Na época, era alta tecnologia a utilização dos aparelhos da Sun Electric que calibravam o avanço centrífugo e a vácuo do distribuidor, padrão de centelha das velas com auxílio de osciloscópio, etc. A oficina do CPq se orgulhava daqueles instrumentos. Hoje vemos que o progresso foi enorme em termos de gerenciamento do motor, com todo o processo digital muito mais efetivo e abrangente, em desempenho, economia de combustível e emissões de poluentes, do que o ultrapassado sistema analógico daqueles tempos.

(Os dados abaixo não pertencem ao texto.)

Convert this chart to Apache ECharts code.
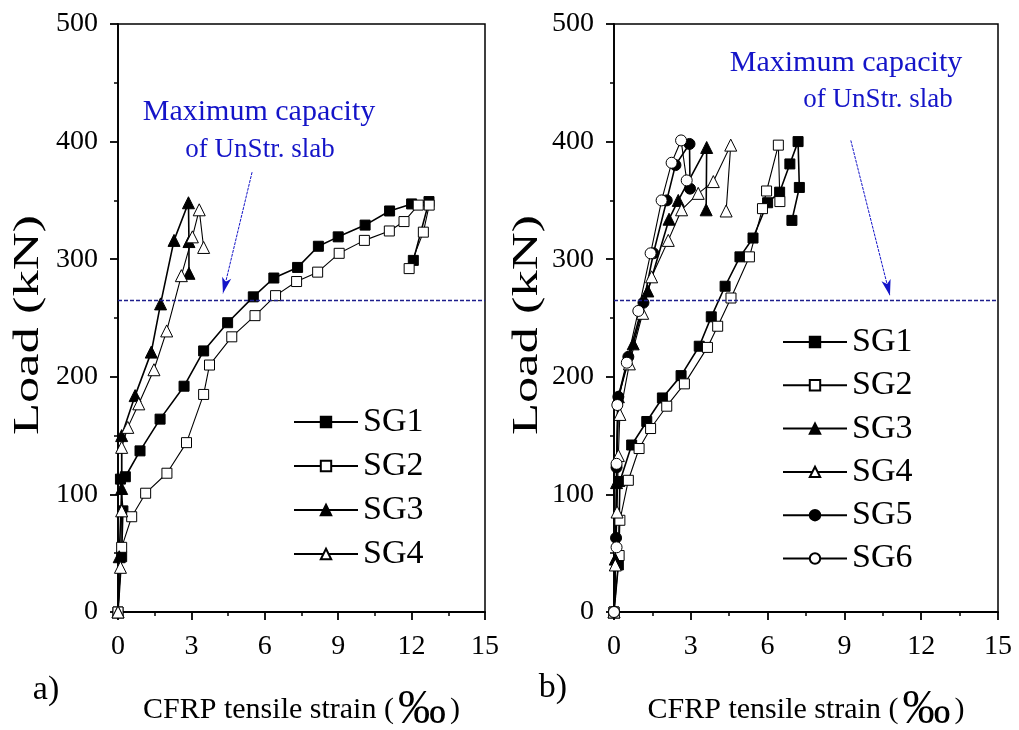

A desconstrução do Centro de Pesquisas
Lembro-me como se fosse hoje, quando ouvíamos pela “Rádio Peão” que a Ford estava para ser vendida à Volkswagen. O pessoal achava engraçado o boato e ninguém acreditava nele, até que no dia 25 de novembro de 1986 soubemos do acordo de cooperação mútua firmado entre a Ford e a VW do Brasil, dando origem à Autolatina. Nosso pessoal da engenharia ficou perplexo com o fato e um clima de ansiedade tomou conta do ambiente. “Cultura alemã com cultura americana, será que vai dar certo?” falávamos. E a VW ficou majoritária com 51% das ações da Autolatina.
Incrédulos, fomos comunicados que toda a nossa engenharia iria para as instalações da VW em São Bernardo do Campo, na Ala 17, e o Centro de Pesquisas seria desativado. E dito e feito, toda a engenharia, incluindo a oficina experimental, a construção de protótipos, laboratórios e banco de provas de motores foi sendo transferida para a fábrica da VW.
No final, o valoroso prédio do Centro de Pesquisas Ford foi vendido e acabou virando uma universidade, a Uniban.
Menos mal que a cultura sobreviveu à história.